Plotting code records

• • •

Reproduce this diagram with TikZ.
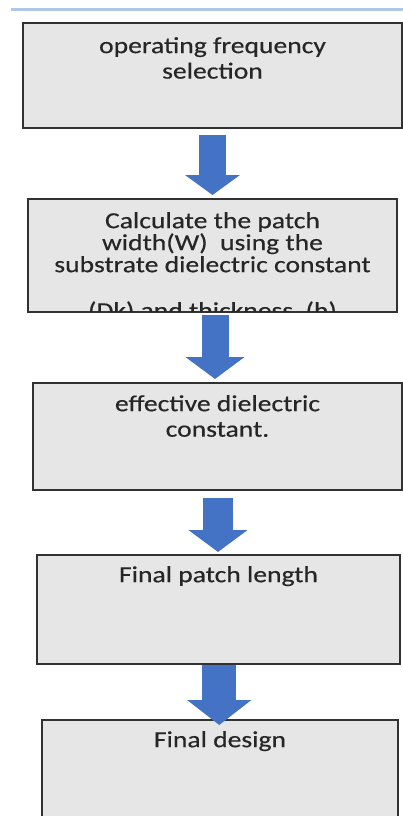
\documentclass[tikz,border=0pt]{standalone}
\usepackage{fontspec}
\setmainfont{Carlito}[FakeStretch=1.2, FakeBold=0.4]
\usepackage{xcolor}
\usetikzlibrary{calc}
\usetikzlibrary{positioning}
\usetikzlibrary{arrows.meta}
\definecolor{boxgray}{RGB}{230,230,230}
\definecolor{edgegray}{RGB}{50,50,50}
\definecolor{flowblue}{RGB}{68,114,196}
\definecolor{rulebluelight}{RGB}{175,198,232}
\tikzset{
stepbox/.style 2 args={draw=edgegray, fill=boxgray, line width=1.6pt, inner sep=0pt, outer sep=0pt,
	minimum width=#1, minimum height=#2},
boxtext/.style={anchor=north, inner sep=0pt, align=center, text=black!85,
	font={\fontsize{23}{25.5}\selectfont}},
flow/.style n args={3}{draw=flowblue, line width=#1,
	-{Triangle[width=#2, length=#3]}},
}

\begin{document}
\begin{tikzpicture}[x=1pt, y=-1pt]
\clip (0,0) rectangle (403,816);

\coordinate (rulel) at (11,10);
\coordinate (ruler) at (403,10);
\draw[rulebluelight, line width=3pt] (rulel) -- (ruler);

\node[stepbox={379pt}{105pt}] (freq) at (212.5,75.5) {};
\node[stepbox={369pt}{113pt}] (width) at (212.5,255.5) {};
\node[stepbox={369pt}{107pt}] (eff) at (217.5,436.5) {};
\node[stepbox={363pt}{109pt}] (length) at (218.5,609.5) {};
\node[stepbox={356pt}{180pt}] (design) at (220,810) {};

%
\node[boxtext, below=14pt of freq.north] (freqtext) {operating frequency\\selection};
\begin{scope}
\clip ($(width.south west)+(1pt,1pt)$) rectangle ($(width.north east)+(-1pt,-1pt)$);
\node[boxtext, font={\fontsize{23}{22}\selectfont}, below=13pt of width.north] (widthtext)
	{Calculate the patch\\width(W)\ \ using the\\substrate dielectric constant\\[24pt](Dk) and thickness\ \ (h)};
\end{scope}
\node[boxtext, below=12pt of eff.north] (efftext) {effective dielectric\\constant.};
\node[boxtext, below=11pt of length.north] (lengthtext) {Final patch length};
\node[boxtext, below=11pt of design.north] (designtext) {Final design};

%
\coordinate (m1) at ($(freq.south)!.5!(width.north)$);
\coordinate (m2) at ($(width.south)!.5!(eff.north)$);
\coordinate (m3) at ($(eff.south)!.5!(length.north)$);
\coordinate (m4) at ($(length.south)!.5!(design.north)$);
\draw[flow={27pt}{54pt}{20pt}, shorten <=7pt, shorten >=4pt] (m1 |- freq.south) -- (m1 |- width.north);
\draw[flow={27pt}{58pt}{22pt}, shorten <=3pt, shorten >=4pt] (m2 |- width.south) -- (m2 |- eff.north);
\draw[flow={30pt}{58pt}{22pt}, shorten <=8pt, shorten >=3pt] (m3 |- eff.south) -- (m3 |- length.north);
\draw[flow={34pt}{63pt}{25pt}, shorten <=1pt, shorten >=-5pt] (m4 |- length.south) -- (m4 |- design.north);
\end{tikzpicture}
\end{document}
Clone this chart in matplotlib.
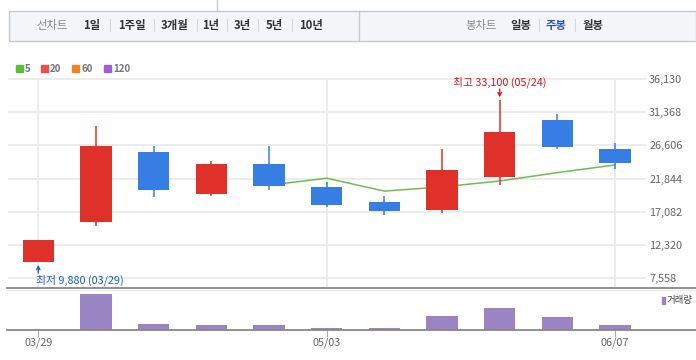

• • •

TASK DETAILS:
Set down the lines of the records above exactly, apart from the pictures.

SOLUTION FOR THIS PROBLEM:
Reproduce this diagram with TikZ.
\documentclass[tikz,border=0pt]{standalone}
\usepackage{fontspec}
\setmainfont{Carlito}[FakeStretch=1.2, FakeBold=0.4]
\usepackage{xcolor}
\usetikzlibrary{calc}
\usetikzlibrary{positioning}
\usetikzlibrary{arrows.meta}
\definecolor{boxgray}{RGB}{230,230,230}
\definecolor{edgegray}{RGB}{50,50,50}
\definecolor{flowblue}{RGB}{68,114,196}
\definecolor{rulebluelight}{RGB}{175,198,232}
\tikzset{
stepbox/.style 2 args={draw=edgegray, fill=boxgray, line width=1.6pt, inner sep=0pt, outer sep=0pt,
	minimum width=#1, minimum height=#2},
boxtext/.style={anchor=north, inner sep=0pt, align=center, text=black!85,
	font={\fontsize{23}{25.5}\selectfont}},
flow/.style n args={3}{draw=flowblue, line width=#1,
	-{Triangle[width=#2, length=#3]}},
}

\begin{document}
\begin{tikzpicture}[x=1pt, y=-1pt]
\clip (0,0) rectangle (403,816);

\coordinate (rulel) at (11,10);
\coordinate (ruler) at (403,10);
\draw[rulebluelight, line width=3pt] (rulel) -- (ruler);

\node[stepbox={379pt}{105pt}] (freq) at (212.5,75.5) {};
\node[stepbox={369pt}{113pt}] (width) at (212.5,255.5) {};
\node[stepbox={369pt}{107pt}] (eff) at (217.5,436.5) {};
\node[stepbox={363pt}{109pt}] (length) at (218.5,609.5) {};
\node[stepbox={356pt}{180pt}] (design) at (220,810) {};

%
\node[boxtext, below=14pt of freq.north] (freqtext) {operating frequency\\selection};
\begin{scope}
\clip ($(width.south west)+(1pt,1pt)$) rectangle ($(width.north east)+(-1pt,-1pt)$);
\node[boxtext, font={\fontsize{23}{22}\selectfont}, below=13pt of width.north] (widthtext)
	{Calculate the patch\\width(W)\ \ using the\\substrate dielectric constant\\[24pt](Dk) and thickness\ \ (h)};
\end{scope}
\node[boxtext, below=12pt of eff.north] (efftext) {effective dielectric\\constant.};
\node[boxtext, below=11pt of length.north] (lengthtext) {Final patch length};
\node[boxtext, below=11pt of design.north] (designtext) {Final design};

%
\coordinate (m1) at ($(freq.south)!.5!(width.north)$);
\coordinate (m2) at ($(width.south)!.5!(eff.north)$);
\coordinate (m3) at ($(eff.south)!.5!(length.north)$);
\coordinate (m4) at ($(length.south)!.5!(design.north)$);
\draw[flow={27pt}{54pt}{20pt}, shorten <=7pt, shorten >=4pt] (m1 |- freq.south) -- (m1 |- width.north);
\draw[flow={27pt}{58pt}{22pt}, shorten <=3pt, shorten >=4pt] (m2 |- width.south) -- (m2 |- eff.north);
\draw[flow={30pt}{58pt}{22pt}, shorten <=8pt, shorten >=3pt] (m3 |- eff.south) -- (m3 |- length.north);
\draw[flow={34pt}{63pt}{25pt}, shorten <=1pt, shorten >=-5pt] (m4 |- length.south) -- (m4 |- design.north);
\end{tikzpicture}
\end{document}
Clone this chart in matplotlib.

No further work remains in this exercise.